La foi chrétienne a-t-elle vraiment affaire avec Jésus, celui que l'histoire nous apprend à connaître ; et est-ce bien lui que les Chrétiens confessent comme le Seigneur Jésus-Christ ? À cette question, courante au XIXe siècle, les théologiens libéraux allemands, pères de l'exégèse moderne, répondent ceci : entre Jésus et Jésus-Christ, il faut choisir le premier, doux prédicateur d'un idéalisme humaniste, et abandonner sans regrets le second, le Christ mystique de la dogmatique ecclésiastique.

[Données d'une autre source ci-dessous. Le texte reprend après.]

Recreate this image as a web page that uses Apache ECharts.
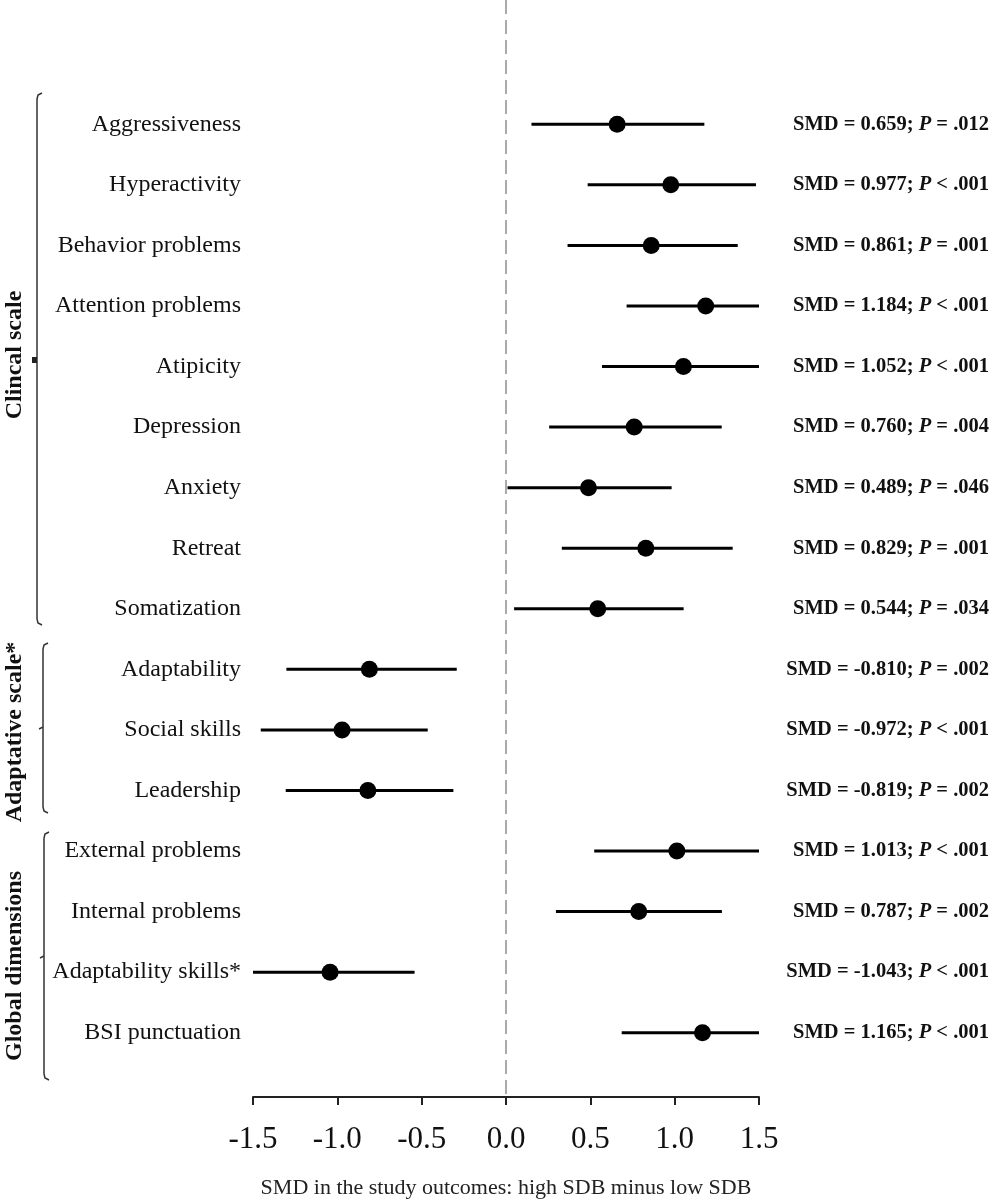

Dans ce contexte, l'entreprise de Bultmann se présente comme une vigoureuse protestation chrétienne, refusant de réduire Jésus à l'image d'un maître de sagesse piétiste.
C'est précisément ce geste de riposte que H.-J. Gagey reconstruit : il envisage Bultmann comme le théologien et l'exégète, pour qui l'Évangile de Jésus ne peut avoir d'avenir hors de la foi de la communauté pascale, laquelle reconnaît - dans le Crucifié - le Christ, autrement dit « la dernière parole de Dieu ».
Abordant ainsi Bultmann « dans la ligne de sa force », l'auteur de ce livre montre à merveille, relativisant ce faisant un préjugé courant, que l'enquête bultmanienne sur Jésus est bien une contribution positive, en vue de manifester en quoi la foi chrétienne se prononce sur la personne de Jésus et sur son destin.
Cette réhabilitation de Bultmann, présenté comme théologien, non seulement du Christ, mais aussi de Jésus-Christ, ne pouvait néanmoins dissimuler le caractère insatisfaisant de sa tentative.
En effet, le Jésus de Bultmann demeure le prédicateur de la dure parole du jugement. Il lui manque tout ce par quoi Jésus fut, avant tout, le « consolateur », autrement dit le témoin et l'annonceur de la Grâce. Aussi, H.-J. Gagey, qui « s'explique » avec Bultmann, est-il conduit à réévaluer la célèbre distinction entre le « Jésus de l'histoire » et « le Christ de la foi ».